- [The task]:
The lines from the top of the material through the line with "130.7, 141.0, 151.5]" are to be set down exactly. Leave the pictures out.

▽

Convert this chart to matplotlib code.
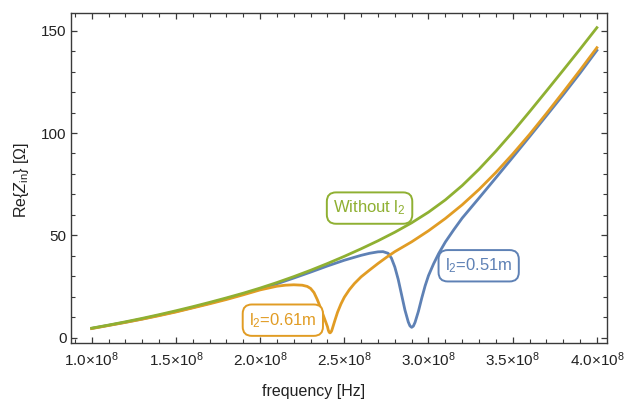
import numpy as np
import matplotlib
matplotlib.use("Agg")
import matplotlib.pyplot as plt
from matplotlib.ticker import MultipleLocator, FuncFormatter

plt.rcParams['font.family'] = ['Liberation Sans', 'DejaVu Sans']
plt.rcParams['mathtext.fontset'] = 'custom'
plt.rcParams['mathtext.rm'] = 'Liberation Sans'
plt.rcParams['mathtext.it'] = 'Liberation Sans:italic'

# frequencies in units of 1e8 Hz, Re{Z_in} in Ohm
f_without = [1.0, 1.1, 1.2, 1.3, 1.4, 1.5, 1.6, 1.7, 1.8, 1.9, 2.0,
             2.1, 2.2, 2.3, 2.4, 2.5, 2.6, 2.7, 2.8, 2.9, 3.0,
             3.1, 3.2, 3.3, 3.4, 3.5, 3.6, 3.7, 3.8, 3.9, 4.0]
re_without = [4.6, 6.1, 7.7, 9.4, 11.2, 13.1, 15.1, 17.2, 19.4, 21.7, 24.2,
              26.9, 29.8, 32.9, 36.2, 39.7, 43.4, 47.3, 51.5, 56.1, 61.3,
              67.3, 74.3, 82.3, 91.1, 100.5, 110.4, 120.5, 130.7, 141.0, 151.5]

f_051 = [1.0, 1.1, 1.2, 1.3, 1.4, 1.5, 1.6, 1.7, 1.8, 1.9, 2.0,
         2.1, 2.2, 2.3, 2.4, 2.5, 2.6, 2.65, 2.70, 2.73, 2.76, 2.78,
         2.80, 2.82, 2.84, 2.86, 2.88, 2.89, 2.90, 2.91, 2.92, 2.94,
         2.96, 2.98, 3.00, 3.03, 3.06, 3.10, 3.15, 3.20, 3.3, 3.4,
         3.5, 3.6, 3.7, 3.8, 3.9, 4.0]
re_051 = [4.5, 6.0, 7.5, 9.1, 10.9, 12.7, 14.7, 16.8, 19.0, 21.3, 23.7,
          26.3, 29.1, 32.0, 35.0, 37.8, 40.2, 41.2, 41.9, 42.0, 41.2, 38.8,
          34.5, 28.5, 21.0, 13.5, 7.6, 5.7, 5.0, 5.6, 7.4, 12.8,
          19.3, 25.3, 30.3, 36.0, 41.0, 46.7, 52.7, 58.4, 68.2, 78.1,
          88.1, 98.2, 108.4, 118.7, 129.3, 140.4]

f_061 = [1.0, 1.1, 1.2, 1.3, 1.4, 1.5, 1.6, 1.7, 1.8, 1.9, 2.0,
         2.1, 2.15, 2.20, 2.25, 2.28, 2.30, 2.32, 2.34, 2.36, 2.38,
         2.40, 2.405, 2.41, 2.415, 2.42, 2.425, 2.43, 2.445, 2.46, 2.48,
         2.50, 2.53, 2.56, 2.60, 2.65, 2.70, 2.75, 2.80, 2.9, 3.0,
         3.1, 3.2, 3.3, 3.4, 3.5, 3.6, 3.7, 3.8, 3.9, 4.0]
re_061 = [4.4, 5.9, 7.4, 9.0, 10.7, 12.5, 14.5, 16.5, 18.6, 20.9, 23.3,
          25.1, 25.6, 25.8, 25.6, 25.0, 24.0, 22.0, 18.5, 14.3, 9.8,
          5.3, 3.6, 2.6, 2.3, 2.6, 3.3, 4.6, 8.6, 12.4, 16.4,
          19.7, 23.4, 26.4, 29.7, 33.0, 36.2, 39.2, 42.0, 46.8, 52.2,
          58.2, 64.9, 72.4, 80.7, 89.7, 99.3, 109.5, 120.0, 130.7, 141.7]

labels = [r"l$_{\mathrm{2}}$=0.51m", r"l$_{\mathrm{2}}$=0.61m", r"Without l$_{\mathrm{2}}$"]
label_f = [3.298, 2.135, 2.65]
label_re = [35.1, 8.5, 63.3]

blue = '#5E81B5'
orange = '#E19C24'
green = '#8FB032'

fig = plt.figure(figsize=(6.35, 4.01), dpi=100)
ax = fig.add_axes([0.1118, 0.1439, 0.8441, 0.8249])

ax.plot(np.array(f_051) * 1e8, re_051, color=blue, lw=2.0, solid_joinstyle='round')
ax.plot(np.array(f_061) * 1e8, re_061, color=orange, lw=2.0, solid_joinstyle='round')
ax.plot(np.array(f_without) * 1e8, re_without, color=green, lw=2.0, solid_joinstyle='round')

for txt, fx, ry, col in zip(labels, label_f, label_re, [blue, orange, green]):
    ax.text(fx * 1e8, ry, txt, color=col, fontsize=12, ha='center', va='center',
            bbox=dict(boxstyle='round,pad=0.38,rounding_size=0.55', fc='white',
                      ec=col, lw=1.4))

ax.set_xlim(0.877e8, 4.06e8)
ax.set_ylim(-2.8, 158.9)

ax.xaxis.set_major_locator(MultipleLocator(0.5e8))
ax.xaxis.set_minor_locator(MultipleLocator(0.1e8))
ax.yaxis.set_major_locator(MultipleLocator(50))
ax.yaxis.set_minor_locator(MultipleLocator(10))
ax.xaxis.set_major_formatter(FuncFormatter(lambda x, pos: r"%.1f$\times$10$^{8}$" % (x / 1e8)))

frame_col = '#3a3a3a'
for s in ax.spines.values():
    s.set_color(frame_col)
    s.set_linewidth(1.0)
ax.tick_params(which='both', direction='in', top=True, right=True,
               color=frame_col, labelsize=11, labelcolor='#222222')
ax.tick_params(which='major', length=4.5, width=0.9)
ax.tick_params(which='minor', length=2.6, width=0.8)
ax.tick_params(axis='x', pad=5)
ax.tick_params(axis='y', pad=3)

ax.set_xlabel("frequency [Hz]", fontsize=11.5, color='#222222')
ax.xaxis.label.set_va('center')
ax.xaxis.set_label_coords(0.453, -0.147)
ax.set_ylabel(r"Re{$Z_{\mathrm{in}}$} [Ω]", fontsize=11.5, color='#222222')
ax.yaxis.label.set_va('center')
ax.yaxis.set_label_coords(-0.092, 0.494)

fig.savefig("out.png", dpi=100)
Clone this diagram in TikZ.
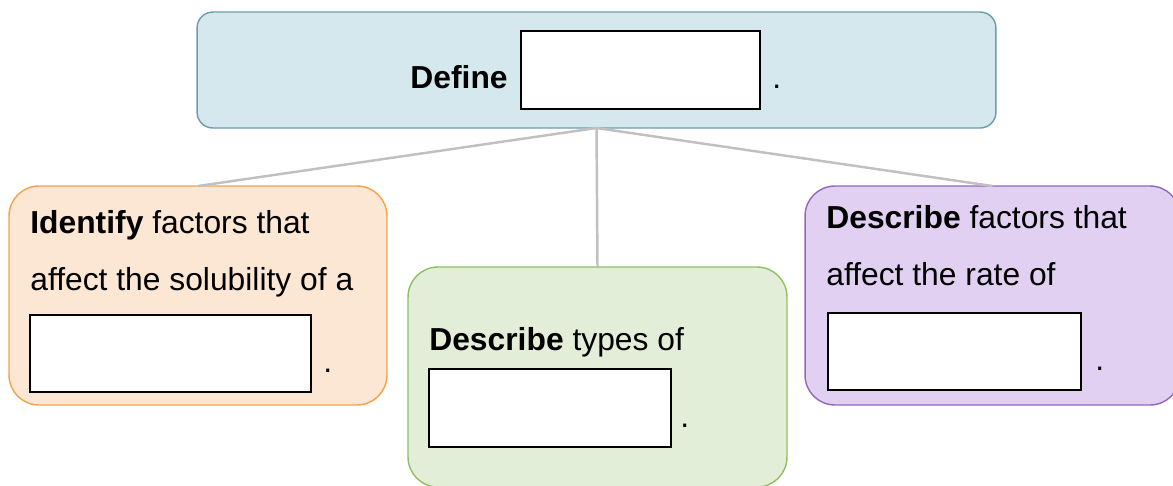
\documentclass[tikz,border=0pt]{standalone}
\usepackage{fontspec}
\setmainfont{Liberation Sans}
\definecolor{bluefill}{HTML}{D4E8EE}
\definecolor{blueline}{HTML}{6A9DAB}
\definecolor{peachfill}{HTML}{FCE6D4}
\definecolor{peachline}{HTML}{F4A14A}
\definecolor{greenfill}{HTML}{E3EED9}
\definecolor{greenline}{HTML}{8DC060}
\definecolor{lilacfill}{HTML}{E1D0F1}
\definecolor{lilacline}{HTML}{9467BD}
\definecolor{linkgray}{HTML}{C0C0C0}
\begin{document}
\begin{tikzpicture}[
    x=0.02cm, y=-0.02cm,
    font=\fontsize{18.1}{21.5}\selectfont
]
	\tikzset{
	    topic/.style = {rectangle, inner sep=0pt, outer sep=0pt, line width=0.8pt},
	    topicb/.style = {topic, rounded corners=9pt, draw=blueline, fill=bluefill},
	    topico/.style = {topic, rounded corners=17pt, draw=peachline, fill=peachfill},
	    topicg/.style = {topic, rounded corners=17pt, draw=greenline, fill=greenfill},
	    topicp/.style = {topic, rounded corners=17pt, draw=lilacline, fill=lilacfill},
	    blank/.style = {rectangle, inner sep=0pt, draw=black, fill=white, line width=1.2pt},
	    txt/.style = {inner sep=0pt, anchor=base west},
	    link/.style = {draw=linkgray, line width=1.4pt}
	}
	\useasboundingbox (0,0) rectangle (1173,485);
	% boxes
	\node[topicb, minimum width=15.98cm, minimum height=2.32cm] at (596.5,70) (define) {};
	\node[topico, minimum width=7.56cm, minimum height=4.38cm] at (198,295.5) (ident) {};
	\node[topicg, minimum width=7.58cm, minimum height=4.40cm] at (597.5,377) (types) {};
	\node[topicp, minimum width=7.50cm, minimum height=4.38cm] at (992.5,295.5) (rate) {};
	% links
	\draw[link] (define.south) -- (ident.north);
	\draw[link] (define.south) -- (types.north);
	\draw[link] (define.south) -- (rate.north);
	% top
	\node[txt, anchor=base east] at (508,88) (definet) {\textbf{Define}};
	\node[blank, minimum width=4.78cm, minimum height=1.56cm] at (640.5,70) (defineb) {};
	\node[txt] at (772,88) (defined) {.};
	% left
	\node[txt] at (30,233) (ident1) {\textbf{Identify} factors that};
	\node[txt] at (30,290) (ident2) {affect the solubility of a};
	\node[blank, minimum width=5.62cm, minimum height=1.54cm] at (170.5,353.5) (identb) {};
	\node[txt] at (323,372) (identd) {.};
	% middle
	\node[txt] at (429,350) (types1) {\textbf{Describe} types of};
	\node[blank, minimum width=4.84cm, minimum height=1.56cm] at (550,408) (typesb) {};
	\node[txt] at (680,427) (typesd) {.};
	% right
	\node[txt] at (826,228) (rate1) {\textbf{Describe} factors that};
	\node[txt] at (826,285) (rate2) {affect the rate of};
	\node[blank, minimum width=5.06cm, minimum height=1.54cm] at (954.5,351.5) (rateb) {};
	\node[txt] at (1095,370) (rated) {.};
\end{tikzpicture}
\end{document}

△

- [Reply to the exercise]:
Convert this chart to matplotlib code.
import numpy as np
import matplotlib
matplotlib.use("Agg")
import matplotlib.pyplot as plt
from matplotlib.ticker import MultipleLocator, FuncFormatter

plt.rcParams['font.family'] = ['Liberation Sans', 'DejaVu Sans']
plt.rcParams['mathtext.fontset'] = 'custom'
plt.rcParams['mathtext.rm'] = 'Liberation Sans'
plt.rcParams['mathtext.it'] = 'Liberation Sans:italic'

# frequencies in units of 1e8 Hz, Re{Z_in} in Ohm
f_without = [1.0, 1.1, 1.2, 1.3, 1.4, 1.5, 1.6, 1.7, 1.8, 1.9, 2.0,
             2.1, 2.2, 2.3, 2.4, 2.5, 2.6, 2.7, 2.8, 2.9, 3.0,
             3.1, 3.2, 3.3, 3.4, 3.5, 3.6, 3.7, 3.8, 3.9, 4.0]
re_without = [4.6, 6.1, 7.7, 9.4, 11.2, 13.1, 15.1, 17.2, 19.4, 21.7, 24.2,
              26.9, 29.8, 32.9, 36.2, 39.7, 43.4, 47.3, 51.5, 56.1, 61.3,
              67.3, 74.3, 82.3, 91.1, 100.5, 110.4, 120.5, 130.7, 141.0, 151.5]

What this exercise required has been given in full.